Mit der 2030-Agenda für nachhaltige Entwicklung sind neue, universelle Ziele für alle Länder der Erde aufgestellt. Dabei wird Bildung für nachhaltige Entwicklung als ein eigenes Ziel benannt und alle Staatschefs und Staatschefinnen der Welt haben diese Sache unterschrieben. Bildung für nachhaltige Entwicklung hat das Ziel, eine zukunftsfähige Welt zu gestalten.

(Udo Pastörs, NPD: Ja, das machen wir schon ein halbes Jahrhundert.)

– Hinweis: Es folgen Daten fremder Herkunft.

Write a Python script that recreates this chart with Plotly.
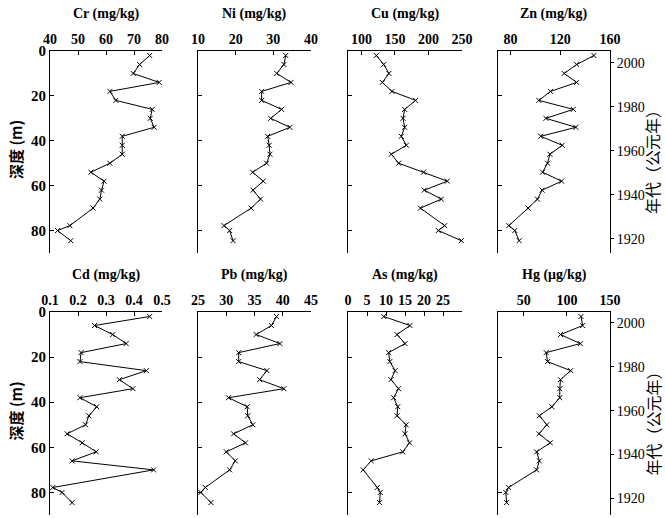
import plotly.graph_objects as go

depth = [2, 6, 10, 14, 18, 22, 26, 30, 34, 38, 42, 46, 50, 54, 58, 62, 66, 70, 77.8, 80, 84.5]

Cr = [75.6, 72.0, 69.7, 79.0, 61.4, 63.5, 76.5, 75.8, 77.2, 65.8, 65.8, 65.8, 61.4, 54.6, 59.3, 58.4, 57.8, 55.4, 47.1, 42.7, 47.4]
Ni = [33.3, 32.8, 30.9, 34.7, 26.9, 26.9, 32.2, 29.3, 34.4, 28.5, 28.9, 29.1, 28.2, 24.5, 27.3, 24.6, 26.6, 24.1, 16.9, 18.4, 19.3]
Cu = [122.3, 133.2, 141.1, 131.2, 145.6, 180.9, 164.5, 162.0, 164.5, 159.5, 167.0, 144.6, 155.6, 192.8, 228.1, 193.8, 219.2, 187.9, 224.2, 214.7, 249.0]
Zn = [147.1, 133.2, 123.2, 133.2, 112.2, 102.8, 130.5, 108.5, 132.6, 104.4, 121.6, 111.7, 109.8, 105.8, 121.1, 105.5, 101.7, 94.2, 78.7, 83.5, 87.0]
Cd = [0.456, 0.259, 0.324, 0.372, 0.211, 0.207, 0.444, 0.348, 0.396, 0.207, 0.267, 0.239, 0.227, 0.161, 0.215, 0.265, 0.179, 0.470, 0.110, 0.143, 0.179]
Pb = [38.9, 38.0, 35.3, 39.5, 32.2, 32.2, 37.2, 35.9, 40.2, 30.4, 33.7, 33.8, 34.7, 31.3, 33.4, 30.0, 31.6, 30.6, 26.3, 25.5, 27.3]
As = [9.4, 16.3, 12.9, 15.0, 10.7, 11.0, 12.4, 11.3, 13.3, 12.0, 13.1, 12.9, 15.3, 15.0, 16.2, 14.4, 6.1, 4.0, 7.7, 8.5, 8.3]
Hg = [116.3, 118.3, 92.5, 115.5, 75.9, 77.5, 104.4, 92.5, 91.7, 91.7, 82.6, 68.0, 76.7, 67.6, 80.6, 64.8, 68.0, 64.8, 32.3, 29.1, 30.0]

titles = ["Cr (mg/kg)", "Ni (mg/kg)", "Cu (mg/kg)", "Zn (mg/kg)",
          "Cd (mg/kg)", "Pb (mg/kg)", "As (mg/kg)", "Hg (μg/kg)"]
series = [Cr, Ni, Cu, Zn, Cd, Pb, As, Hg]
xranges = [[40, 80], [10, 40], [80, 250], [70, 160],
           [0.1, 0.5], [25, 45], [0, 30], [20, 150]]
xticks = [[40, 50, 60, 70, 80], [10, 20, 30, 40], [100, 150, 200, 250], [80, 120, 160],
          [0.1, 0.2, 0.3, 0.4, 0.5], [25, 30, 35, 40, 45], [0, 5, 10, 15, 20, 25], [50, 100, 150]]
depth_ticks = [0, 20, 40, 60, 80]
year_ticks = [1920, 1940, 1960, 1980, 2000]
depth_label = "深度 (m)"
year_label = "年代（公元年）"

W, H = 665, 518
cols_px = [(50, 162), (198, 311), (348, 462), (498, 610)]
rows_px = [(51, 253), (312, 515)]

FONT = "Liberation Serif, Noto Sans CJK SC, serif"

fig = go.Figure()
layout = dict(width=W, height=H, margin=dict(l=0, r=0, t=0, b=0),
              paper_bgcolor="white", plot_bgcolor="white", showlegend=False,
              font=dict(family=FONT, color="black", size=14))
annotations = []

for i in range(8):
    r, c = divmod(i, 4)
    x0, x1 = cols_px[c]
    y0, y1 = rows_px[r]
    xa = "xaxis" + ("" if i == 0 else str(i + 1))
    ya = "yaxis" + ("" if i == 0 else str(i + 1))
    xref = "x" + ("" if i == 0 else str(i + 1))
    yref = "y" + ("" if i == 0 else str(i + 1))
    fig.add_trace(go.Scatter(
        x=series[i], y=depth, xaxis=xref, yaxis=yref, mode="lines+markers",
        line=dict(color="black", width=1),
        marker=dict(symbol="x-thin", size=5, line=dict(color="black", width=1)),
        cliponaxis=False, hoverinfo="skip"))
    layout[xa] = dict(domain=[x0 / W, x1 / W], range=xranges[i], side="top",
                      anchor=yref, tickvals=xticks[i],
                      ticktext=[str(v) for v in xticks[i]],
                      ticks="inside", ticklen=4, tickwidth=1, tickcolor="black",
                      showline=True, linecolor="black", linewidth=1,
                      showgrid=False, zeroline=False, automargin=False,
                      tickfont=dict(size=14, family=FONT, weight="bold"))
    layout[ya] = dict(domain=[1 - y1 / H, 1 - y0 / H], range=[90, 0],
                      anchor=xref, tickvals=depth_ticks,
                      showticklabels=(c == 0),
                      ticks="inside", ticklen=4, tickwidth=1, tickcolor="black",
                      showline=True, linecolor="black", linewidth=1,
                      showgrid=False, zeroline=False, automargin=False,
                      tickfont=dict(size=15, family=FONT, weight="bold"))
    annotations.append(dict(text=titles[i], xref="paper", yref="paper",
                            x=(x0 + x1) / 2 / W, y=1 - (y0 - 37) / H,
                            showarrow=False, xanchor="center", yanchor="middle",
                            font=dict(size=14, family=FONT, weight="bold")))
    if c == 0:
        annotations.append(dict(text=depth_label, xref="paper", yref="paper",
                                x=15 / W, y=1 - ((y0 + y1) / 2 - 2) / H, textangle=-90,
                                showarrow=False, xanchor="center", yanchor="middle",
                                font=dict(size=15, family="Noto Sans CJK SC", weight="bold")))
    if c == 3:
        yi = 9 + r
        yrng = [1913.6, 2005.3] if r == 0 else [1912.4, 2005.0]
        fig.add_trace(go.Scatter(x=[None], y=[None], xaxis=xref, yaxis="y%d" % yi,
                                 mode="lines", hoverinfo="skip"))
        layout["yaxis%d" % yi] = dict(domain=[1 - y1 / H, 1 - y0 / H], range=yrng,
                                      overlaying=yref, side="right", anchor=xref,
                                      tickvals=year_ticks,
                                      ticks="outside", ticklen=3, tickwidth=1, tickcolor="black",
                                      showline=True, linecolor="black", linewidth=1,
                                      showgrid=False, zeroline=False, automargin=False,
                                      tickfont=dict(size=14, family=FONT))
        annotations.append(dict(text=year_label, xref="paper", yref="paper",
                                x=652 / W, y=1 - ((y0 + y1) / 2 + 6) / H, textangle=-90,
                                showarrow=False, xanchor="center", yanchor="middle",
                                font=dict(size=16, family="Noto Sans CJK SC")))

layout["annotations"] = annotations
fig.update_layout(**layout)
fig.write_html("out.html", config={"displayModeBar": False},
               post_script="document.body.style.margin='0';document.body.style.overflow='hidden';")
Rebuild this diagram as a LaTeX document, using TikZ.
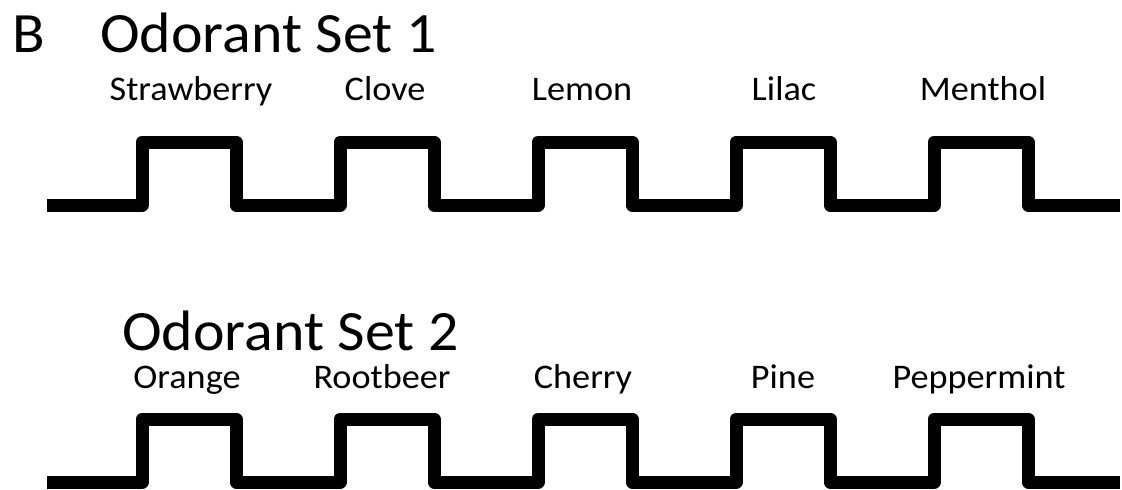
\documentclass[tikz,border=0pt]{standalone}
\usepackage{fontspec}
\setmainfont{Carlito}
\newfontfamily\widefont[FakeStretch=1.05]{Carlito}
\begin{document}
\begin{tikzpicture}[x=1pt,y=-1pt,
  wave/.style={line width=13pt, line join=round, line cap=butt, black},
  heading/.style={anchor=base west, inner sep=0pt, font=\widefont\fontsize{57}{60}\selectfont},
  odor/.style={anchor=base, inner sep=0pt, font=\widefont\fontsize{34.5}{36}\selectfont}]
\useasboundingbox (0,0) rectangle (1122,490);
% headings
\node[heading] (B) at (12,52) {B};
\node[heading] (set1) at (100,52) {Odorant Set 1};
\node[heading] (set2) at (122,350) {Odorant Set 2};
% labels set 1
\node[odor] (s1a) at (191,100) {Strawberry};
\node[odor] (s1b) at (385,100) {Clove};
\node[odor] (s1c) at (582,100) {Lemon};
\node[odor] (s1d) at (784,100) {Lilac};
\node[odor] (s1e) at (983,100) {Menthol};
% labels set 2
\node[odor] (s2a) at (187,388) {Orange};
\node[odor] (s2b) at (382,388) {Rootbeer};
\node[odor] (s2c) at (583,388) {Cherry};
\node[odor] (s2d) at (783,388) {Pine};
\node[odor] (s2e) at (979,388) {Peppermint};
% waveforms
\foreach \lo/\hi in {205/142, 482/419}{
  \draw[wave] (47,\lo) -- (142,\lo) -- (142,\hi) -- (236,\hi) -- (236,\lo)
    -- (340,\lo) -- (340,\hi) -- (434,\hi) -- (434,\lo)
    -- (538,\lo) -- (538,\hi) -- (632,\hi) -- (632,\lo)
    -- (736,\lo) -- (736,\hi) -- (830,\hi) -- (830,\lo)
    -- (934,\lo) -- (934,\hi) -- (1028,\hi) -- (1028,\lo)
    -- (1120,\lo);
}
\end{tikzpicture}
\end{document}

In den Jahren 2005 bis 2014 war mit der UN-Dekade Bildung für nachhaltige Entwicklung der Einstieg in dieses Thema gegeben. Auf Beschluss der Vereinten Nationen im Dezember 2014 wurde mit einem Weltaktionsprogramm Bildung für nachhaltige Entwicklung als Folgeprogramm angeknüpft. Ziel ist eine Verstetigung und Intensivierung der Aktivitäten in allen Bildungsbereichen, um den Fortschritt hin zu einer nachhaltigen Entwicklung zu beschleunigen.

Auf dem Weg von Projekt zu Struktur soll sich Bildung für nachhaltige Entwicklung künftig stärker und breiter aufstellen. Wichtig ist dabei unter anderem die politische Unterstützung durch strukturelle und inhaltliche Verankerung im Bildungsbereich und in der Nachhaltigkeitspolitik der Länder, die Multiplikator/-innen-Qualifikation von Lehrkräften, Erzieher/-innen, Ausbilder/-innen und weiterer Akteure bei einer Neuorientierung der Lehrinhalte und Lehrmethoden, die Verstärkung der lokalen Vernetzung, die Stärkung und Mobilisierung der Jugendlichen sowie die Etablierung von Netzwerken.

(Udo Pastörs, NPD: Ja, das ist wichtig, Netzwerke.)

In der Landesarbeitsgemeinschaft Bildung für nachhal- tige Entwicklung und über das Institut für Qualitätsentwicklung werden Ideen entwickelt zur Umsetzung des Weltaktionsplanes. Dazu wurden bereits Zukunftswerkstätten, eine Tagung und Fortbildungen genutzt. Als Ergebnis, zum Beispiel für den Bereich Schule, wurde die Arbeit in vier Schwerpunktfeldern angeregt: Bildung für nachhaltige Entwicklung im Unterricht, in der Lehr-, Aus- und Fortbildung, Schaffung von Netzwerken und ein ganzheitlicher Ansatz in der Schule. Und weiterhin ist für 2016 eine Konferenz zu den Themen Friedenserziehung, Konfliktbewältigung, Flucht, gemeinsam in Frieden leben, Umgang mit Lebensmitteln, Kleidung und Technik geplant. Eine ähnliche Landestagung gab es in diesem Jahr

bereits zum Thema Inklusion und Bildung für nachhaltige Entwicklung.

Auch im Schulgesetz unseres Landes finden wir in Paragraf 3 Lernziele, die dem Anspruch an Bildung für nachhaltige Entwicklung gerecht werden, zum Beispiel: Die Schülerinnen und Schüler sollen in der Schule insbesondere lernen, soziale und politische Mitverantwortung zu übernehmen, die eigene Meinung zu vertreten und die Meinung anderer zu respektieren, für Gerechtigkeit, Frieden und Bewahrung der Schöpfung einzutreten, Konflikte zu erkennen, zu ertragen und sie vernünftig zu lösen, Ursachen und Gefahren totalitärer und autoritärer Herrschaft zu erkennen, ihnen zu widerstehen und entgegenzuwirken, Verständnis für die Eigenart und das Existenzrecht anderer Völker, für die Gleichheit und das Lebensrecht aller Menschen zu entwickeln,

(Udo Pastörs, NPD: Jaja, grau ist alle Theorie.)